- Given problem
Copy out the data below from the line containing "Write the Chart.js code for this chart." to the line containing "const titleText = 'Figure", both lines included, with all images left out.

- Entries provided

____

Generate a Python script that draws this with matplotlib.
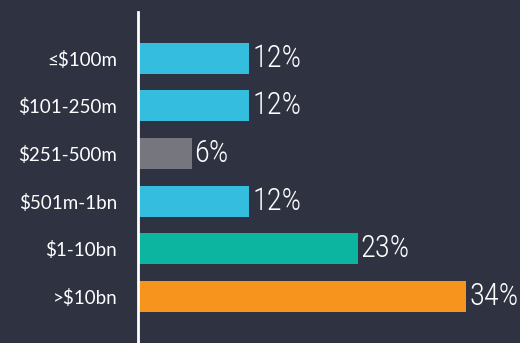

____

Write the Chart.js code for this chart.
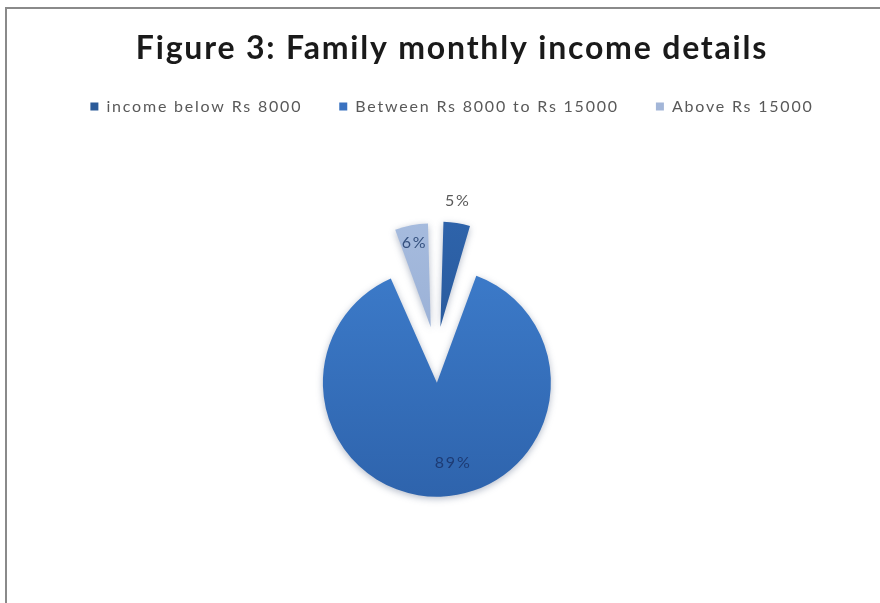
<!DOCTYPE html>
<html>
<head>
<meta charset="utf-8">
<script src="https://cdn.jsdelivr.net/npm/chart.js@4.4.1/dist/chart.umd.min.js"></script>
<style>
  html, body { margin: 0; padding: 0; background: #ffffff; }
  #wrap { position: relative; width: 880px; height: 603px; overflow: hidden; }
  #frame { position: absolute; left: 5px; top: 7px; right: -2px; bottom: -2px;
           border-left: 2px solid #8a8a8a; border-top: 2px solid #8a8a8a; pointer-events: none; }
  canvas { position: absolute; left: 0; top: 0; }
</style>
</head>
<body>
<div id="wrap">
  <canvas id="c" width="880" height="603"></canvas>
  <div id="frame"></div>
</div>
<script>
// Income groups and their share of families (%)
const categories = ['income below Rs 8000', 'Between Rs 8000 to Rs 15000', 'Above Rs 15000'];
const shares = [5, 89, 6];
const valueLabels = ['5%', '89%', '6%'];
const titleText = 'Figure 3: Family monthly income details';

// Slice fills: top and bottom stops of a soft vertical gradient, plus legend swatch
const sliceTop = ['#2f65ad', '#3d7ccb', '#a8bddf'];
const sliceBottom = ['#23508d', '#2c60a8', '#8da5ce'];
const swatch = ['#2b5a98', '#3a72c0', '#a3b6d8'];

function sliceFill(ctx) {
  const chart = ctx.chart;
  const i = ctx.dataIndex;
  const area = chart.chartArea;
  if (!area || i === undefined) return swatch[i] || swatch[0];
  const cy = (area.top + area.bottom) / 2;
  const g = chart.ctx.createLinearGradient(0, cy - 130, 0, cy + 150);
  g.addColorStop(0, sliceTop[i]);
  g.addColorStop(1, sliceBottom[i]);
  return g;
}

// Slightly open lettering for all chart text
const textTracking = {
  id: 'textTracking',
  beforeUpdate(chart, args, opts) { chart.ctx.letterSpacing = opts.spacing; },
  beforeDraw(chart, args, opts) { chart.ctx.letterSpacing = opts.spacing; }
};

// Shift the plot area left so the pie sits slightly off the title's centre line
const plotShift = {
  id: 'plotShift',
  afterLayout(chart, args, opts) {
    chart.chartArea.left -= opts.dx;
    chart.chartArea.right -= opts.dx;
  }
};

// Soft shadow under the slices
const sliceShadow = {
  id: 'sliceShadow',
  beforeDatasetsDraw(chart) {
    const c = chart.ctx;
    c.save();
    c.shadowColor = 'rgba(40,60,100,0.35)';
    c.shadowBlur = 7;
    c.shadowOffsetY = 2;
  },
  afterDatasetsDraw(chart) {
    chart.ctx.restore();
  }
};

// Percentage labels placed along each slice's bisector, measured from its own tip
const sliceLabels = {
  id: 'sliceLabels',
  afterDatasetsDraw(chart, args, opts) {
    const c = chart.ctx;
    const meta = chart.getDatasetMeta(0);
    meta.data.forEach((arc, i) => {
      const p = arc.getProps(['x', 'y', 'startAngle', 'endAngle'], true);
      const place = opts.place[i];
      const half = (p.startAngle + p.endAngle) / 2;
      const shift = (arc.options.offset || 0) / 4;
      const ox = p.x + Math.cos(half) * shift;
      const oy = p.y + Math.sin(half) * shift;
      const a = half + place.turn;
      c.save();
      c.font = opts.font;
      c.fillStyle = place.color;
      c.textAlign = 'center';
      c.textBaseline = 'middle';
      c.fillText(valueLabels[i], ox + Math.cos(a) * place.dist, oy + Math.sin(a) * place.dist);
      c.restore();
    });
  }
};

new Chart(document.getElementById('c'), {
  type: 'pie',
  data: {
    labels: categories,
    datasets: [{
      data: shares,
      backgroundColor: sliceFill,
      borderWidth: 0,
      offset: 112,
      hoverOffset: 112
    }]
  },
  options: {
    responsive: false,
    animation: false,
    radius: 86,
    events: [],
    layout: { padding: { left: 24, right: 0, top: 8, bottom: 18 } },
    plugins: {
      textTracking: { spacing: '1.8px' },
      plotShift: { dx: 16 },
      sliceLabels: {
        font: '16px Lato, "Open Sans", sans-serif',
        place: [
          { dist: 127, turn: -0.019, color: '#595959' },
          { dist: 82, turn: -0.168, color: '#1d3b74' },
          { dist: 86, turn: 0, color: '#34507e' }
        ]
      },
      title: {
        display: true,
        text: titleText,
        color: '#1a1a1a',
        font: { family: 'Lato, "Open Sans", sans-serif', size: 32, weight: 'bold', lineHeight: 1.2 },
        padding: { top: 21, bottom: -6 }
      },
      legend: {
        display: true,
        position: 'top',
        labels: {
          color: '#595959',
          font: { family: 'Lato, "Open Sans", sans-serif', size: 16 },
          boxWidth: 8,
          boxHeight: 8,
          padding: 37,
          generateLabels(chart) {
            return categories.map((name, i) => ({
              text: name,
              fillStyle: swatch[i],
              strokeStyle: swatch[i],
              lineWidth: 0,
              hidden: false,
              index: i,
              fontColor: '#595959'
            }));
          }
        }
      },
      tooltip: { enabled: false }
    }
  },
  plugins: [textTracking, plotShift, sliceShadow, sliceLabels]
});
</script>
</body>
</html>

____

- Response to this exercise
Write the Chart.js code for this chart.
<!DOCTYPE html>
<html>
<head>
<meta charset="utf-8">
<script src="https://cdn.jsdelivr.net/npm/chart.js@4.4.1/dist/chart.umd.min.js"></script>
<style>
  html, body { margin: 0; padding: 0; background: #ffffff; }
  #wrap { position: relative; width: 880px; height: 603px; overflow: hidden; }
  #frame { position: absolute; left: 5px; top: 7px; right: -2px; bottom: -2px;
           border-left: 2px solid #8a8a8a; border-top: 2px solid #8a8a8a; pointer-events: none; }
  canvas { position: absolute; left: 0; top: 0; }
</style>
</head>
<body>
<div id="wrap">
  <canvas id="c" width="880" height="603"></canvas>
  <div id="frame"></div>
</div>
<script>
// Income groups and their share of families (%)
const categories = ['income below Rs 8000', 'Between Rs 8000 to Rs 15000', 'Above Rs 15000'];
const shares = [5, 89, 6];
const valueLabels = ['5%', '89%', '6%'];
const titleText = 'Figure 3: Family monthly income details';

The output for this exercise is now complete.